Find the derivative of the function. \[ g(x)=\frac{\arcsin (2 x)}{x} \]

To find the derivative of the function \( g(x) = \frac{\arcsin(2x)}{x} \), we will apply the quotient rule. The quotient rule states that if you have a function \( h(x) = \frac{u(x)}{v(x)} \), then the derivative \( h'(x) \) is given by: \[ h'(x) = \frac{u'v - uv'}{v^2} \] In this case, let \( u(x) = \arcsin(2x) \) and \( v(x) = x \).
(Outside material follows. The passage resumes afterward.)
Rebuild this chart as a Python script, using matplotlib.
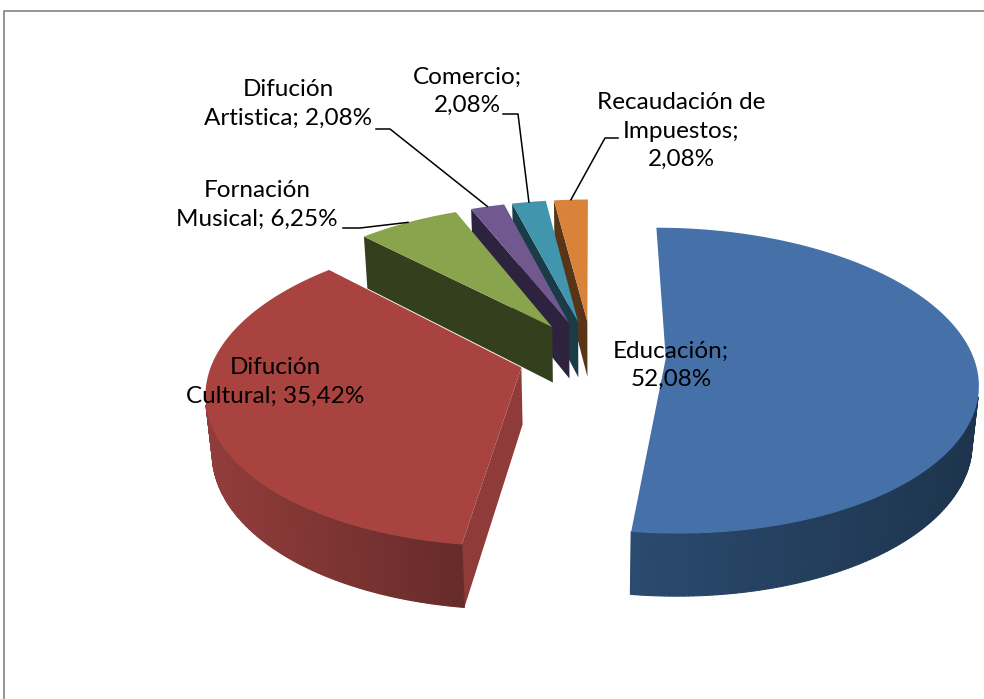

First, we need to find the derivatives \( u'(x) \) and \( v'(x) \): 1. The derivative \( u'(x) \) can be found using the chain rule: \[ u'(x) = \frac{1}{\sqrt{1 - (2x)^2}} \cdot 2 = \frac{2}{\sqrt{1 - 4x^2}} \] 2. The derivative of \( v(x) \) is straightforward: \[ v'(x) = 1 \] Now we can apply the quotient rule: \[ g'(x) = \frac{u'v - uv'}{v^2} = \frac{\left(\frac{2}{\sqrt{1 - 4x^2}}\right) \cdot x - \arcsin(2x) \cdot 1}{x^2} \] Simplifying this gives: \[ g'(x) = \frac{\frac{2x}{\sqrt{1 - 4x^2}} - \arcsin(2x)}{x^2} \] Thus, the derivative of the function \( g(x) = \frac{\arcsin(2x)}{x} \) is: \[ g'(x) = \frac{2x}{x^2\sqrt{1 - 4x^2}} - \frac{\arcsin(2x)}{x^2} \] And here is your final answer for the derivative of the given function!